Выбрать главу

Бабушка интуитивно догадалась, что произошло, когда по дому заходили чужие люди, а дедушки нигде не было видно. Интуиция у нее во многом была развита куда лучше, чем у других. Она не понимала тонкостей языка, но чутко улавливала все по тону речи и интонации. В этом бабушка чем-то напоминала собаку, долго прожившую в семье. Она забивалась в угол комнаты и плакала, убитая горем: «Мне грустно с цикадами. Мне грустно с цикадами».

Чхольсу всегда думал, что бабушка просто очень боялась стрекота цикад. Но он понял, что на самом деле она их жалела. Несмотря на поломанную грамматику — нет, скорее, благодаря ей, — печаль бабушки прямиком доходила до самого его сердца. Слова «печаль» было недостаточно, чтобы передать это горькое чувство, и маленький Чхольсу ощущал его тяжесть всем своим телом, словно ему на плечи и спину взвалили огромный мешок с картошкой. В ту ночь он заснул, молясь о том, чтобы отец поскорее забрал его домой.

Отец приехал из Сеула только через два дня после исчезновения деда. Он крепко обнял мать и долго сидел с ней, не проронив ни слова. Бабушка всхлипывала, словно маленькая девочка, прижавшись к его груди. Отец, чьей профессией было смешить людей, здесь, в Хвесоне, никогда не смеялся. Для Чхольсу всегда было загадкой, откуда у отца взялся его искрометный талант рассказчика, если дед-молчун за целый год произносил меньше слов, чем в клятве первоклассника, а бабушка едва могла сказать что-то связное. Возможно, он с детства ощущал болезненную необходимость доказать всем свое красноречие, потому что это был единственный способ поскорее избавиться от клейма недоумка. Отец прославился тем, что тараторил без остановки со скоростью пулемета, одновременно выплясывая ногами нечто наподобие твиста. В какой-то передаче даже пробовали измерить, сколько слов он произносил за одну минуту. История, которой могло бы хватить на целую повесть, в его исполнении умещалась не более чем в пару минут. Отец мог говорить без перебоя, и люди, едва поспевая за его речью, не могли вставить ни слова. Его визитной карточной были шуточные диалоги, когда он повторял слово в слово то, что говорил другой человек, а затем добавлял к этому что-то свое. Звучали они примерно так: «Ага, так вы говорите то-то и то-то? А я вот считаю, что…»

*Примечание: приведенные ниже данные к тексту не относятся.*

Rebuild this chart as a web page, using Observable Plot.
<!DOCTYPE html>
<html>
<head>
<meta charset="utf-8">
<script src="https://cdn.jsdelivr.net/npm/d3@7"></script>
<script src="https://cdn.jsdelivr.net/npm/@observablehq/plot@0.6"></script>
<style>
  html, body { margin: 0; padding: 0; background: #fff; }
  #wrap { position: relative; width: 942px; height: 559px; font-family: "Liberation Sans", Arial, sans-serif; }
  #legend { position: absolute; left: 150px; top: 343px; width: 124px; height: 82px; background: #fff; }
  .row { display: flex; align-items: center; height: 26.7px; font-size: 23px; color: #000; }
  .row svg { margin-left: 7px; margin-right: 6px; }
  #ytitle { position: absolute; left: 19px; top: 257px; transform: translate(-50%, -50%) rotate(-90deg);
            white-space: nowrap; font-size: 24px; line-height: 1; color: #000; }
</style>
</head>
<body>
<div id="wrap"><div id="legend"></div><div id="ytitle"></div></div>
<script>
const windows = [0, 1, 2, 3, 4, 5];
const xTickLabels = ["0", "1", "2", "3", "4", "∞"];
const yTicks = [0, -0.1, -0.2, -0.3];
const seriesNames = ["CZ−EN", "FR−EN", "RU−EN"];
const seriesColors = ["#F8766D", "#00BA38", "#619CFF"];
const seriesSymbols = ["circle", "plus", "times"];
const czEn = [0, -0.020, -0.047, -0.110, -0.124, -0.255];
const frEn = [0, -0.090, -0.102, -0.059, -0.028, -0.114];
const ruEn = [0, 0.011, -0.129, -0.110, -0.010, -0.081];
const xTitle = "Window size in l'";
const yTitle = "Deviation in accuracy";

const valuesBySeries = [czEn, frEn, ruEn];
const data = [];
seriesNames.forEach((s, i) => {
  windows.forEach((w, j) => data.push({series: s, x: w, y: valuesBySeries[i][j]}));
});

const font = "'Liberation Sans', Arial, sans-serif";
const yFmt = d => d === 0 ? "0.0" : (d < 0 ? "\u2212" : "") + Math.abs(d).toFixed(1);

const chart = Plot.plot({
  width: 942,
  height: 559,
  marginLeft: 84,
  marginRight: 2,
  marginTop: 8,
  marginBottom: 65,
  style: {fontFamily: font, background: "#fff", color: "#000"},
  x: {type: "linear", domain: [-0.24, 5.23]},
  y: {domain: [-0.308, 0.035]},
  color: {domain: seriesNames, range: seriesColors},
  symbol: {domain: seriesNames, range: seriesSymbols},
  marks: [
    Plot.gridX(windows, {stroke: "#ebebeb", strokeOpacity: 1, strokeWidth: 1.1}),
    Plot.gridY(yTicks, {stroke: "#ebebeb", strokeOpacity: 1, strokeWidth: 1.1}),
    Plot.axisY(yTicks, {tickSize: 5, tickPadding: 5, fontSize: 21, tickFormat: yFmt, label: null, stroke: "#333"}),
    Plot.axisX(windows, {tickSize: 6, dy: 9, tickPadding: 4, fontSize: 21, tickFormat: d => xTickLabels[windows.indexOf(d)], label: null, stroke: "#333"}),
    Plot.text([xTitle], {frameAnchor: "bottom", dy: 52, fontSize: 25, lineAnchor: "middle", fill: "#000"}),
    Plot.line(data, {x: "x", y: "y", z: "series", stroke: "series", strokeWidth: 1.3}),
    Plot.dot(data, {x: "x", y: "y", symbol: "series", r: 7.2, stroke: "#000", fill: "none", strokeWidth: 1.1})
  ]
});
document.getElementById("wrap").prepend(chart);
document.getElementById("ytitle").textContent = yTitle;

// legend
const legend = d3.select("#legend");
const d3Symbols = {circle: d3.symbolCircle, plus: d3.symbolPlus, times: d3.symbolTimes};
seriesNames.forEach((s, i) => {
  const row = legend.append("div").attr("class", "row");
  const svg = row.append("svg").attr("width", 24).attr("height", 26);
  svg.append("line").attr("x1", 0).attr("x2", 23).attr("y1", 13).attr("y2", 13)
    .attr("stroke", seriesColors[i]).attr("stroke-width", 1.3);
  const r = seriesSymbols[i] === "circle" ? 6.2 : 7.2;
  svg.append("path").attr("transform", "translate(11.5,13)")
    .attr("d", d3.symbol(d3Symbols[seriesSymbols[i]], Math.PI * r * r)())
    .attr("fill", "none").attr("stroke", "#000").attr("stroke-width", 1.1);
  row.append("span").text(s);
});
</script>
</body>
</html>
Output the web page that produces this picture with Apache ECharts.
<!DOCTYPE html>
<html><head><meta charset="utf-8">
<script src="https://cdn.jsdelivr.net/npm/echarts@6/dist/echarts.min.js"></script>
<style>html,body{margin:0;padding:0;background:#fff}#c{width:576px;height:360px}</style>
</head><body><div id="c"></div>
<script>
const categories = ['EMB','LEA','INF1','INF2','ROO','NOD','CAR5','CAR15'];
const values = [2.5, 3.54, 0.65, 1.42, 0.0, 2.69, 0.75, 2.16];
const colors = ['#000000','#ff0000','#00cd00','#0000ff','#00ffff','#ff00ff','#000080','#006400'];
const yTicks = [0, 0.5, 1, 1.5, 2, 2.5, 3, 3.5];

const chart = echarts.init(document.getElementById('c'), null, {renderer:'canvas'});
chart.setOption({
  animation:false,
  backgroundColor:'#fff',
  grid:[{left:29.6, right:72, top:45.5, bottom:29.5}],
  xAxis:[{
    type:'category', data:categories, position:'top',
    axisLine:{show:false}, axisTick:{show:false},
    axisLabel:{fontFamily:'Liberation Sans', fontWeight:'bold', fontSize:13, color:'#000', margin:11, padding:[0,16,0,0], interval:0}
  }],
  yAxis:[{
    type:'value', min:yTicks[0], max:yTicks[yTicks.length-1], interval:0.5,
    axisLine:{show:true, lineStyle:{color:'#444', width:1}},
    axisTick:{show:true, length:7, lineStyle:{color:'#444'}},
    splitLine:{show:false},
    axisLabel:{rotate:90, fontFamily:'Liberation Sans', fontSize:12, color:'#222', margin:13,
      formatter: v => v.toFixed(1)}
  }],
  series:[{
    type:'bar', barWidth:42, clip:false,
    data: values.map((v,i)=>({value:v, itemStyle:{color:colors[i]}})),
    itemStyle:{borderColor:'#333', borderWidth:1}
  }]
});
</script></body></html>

Чхольсу не знал, о чем именно был разговор между отцом и бабушкой. Он сходил в деревню, чтобы поесть сушеной хурмы, а когда вернулся, отец уже собирал вещи. Бабушка, по всей видимости, отказалась уезжать из дому с ними. Она уже по-своему нашла способ справиться со своей печалью. Она каждый раз накрывала стол на двоих и за едой разговаривала с дедом, словно он сидел перед ней живой. Если бы так вел себя здоровый человек, его давно бы уже забрали в психиатрическую клинику, но, глядя на бабушку Чхольсу, никто не видел ничего странного в этом маленьком ритуале.

Отец забрал Чхольсу обратно в Сеул.

— А как же бабушка?

— Соседи обещали присматривать за ней…

Через три года тело деда, погребенное под грудой гнилых листьев на дне ущелья, обнаружил собиратель женьшеня в пяти километрах от того места, где пропали его следы. Как он там оказался и почему, по-прежнему оставалось для всех загадкой, но так или иначе, его нашли. Почти сразу после похорон бабушка тихо умерла во сне. Отец Чхольсу, который в это самое время был сильно занят из-за новой работы на телевидении, опять приехал в Хвесон и в этот раз едва мог скрыть свое раздражение. На его лице читался немой упрек уж лучше бы вы за раз вместе умерли!

Тук. Ту-дук. Снизу снова донесся стук бильярдных шаров. Мужчина в сером жилете устало клевал носом, но, почувствовав на себе взгляд Чхольсу, очнулся и приоткрыл глаза:

— Что?

— Ничего. — Чхольсу отвел взгляд.

— Проследи-ка еще за Чан Мари. Она недурна собой, говорят?

— Даже если и так, она же его жена. Он с ней больше десяти лет прожил.

— Возле жены он наверняка хоть раз да объявится. Не спускай с нее глаз.

Чхольсу медленно поднялся с места.

— Будь начеку, она может оказаться одной из них, — машинально бросил ему в спину серый жилет.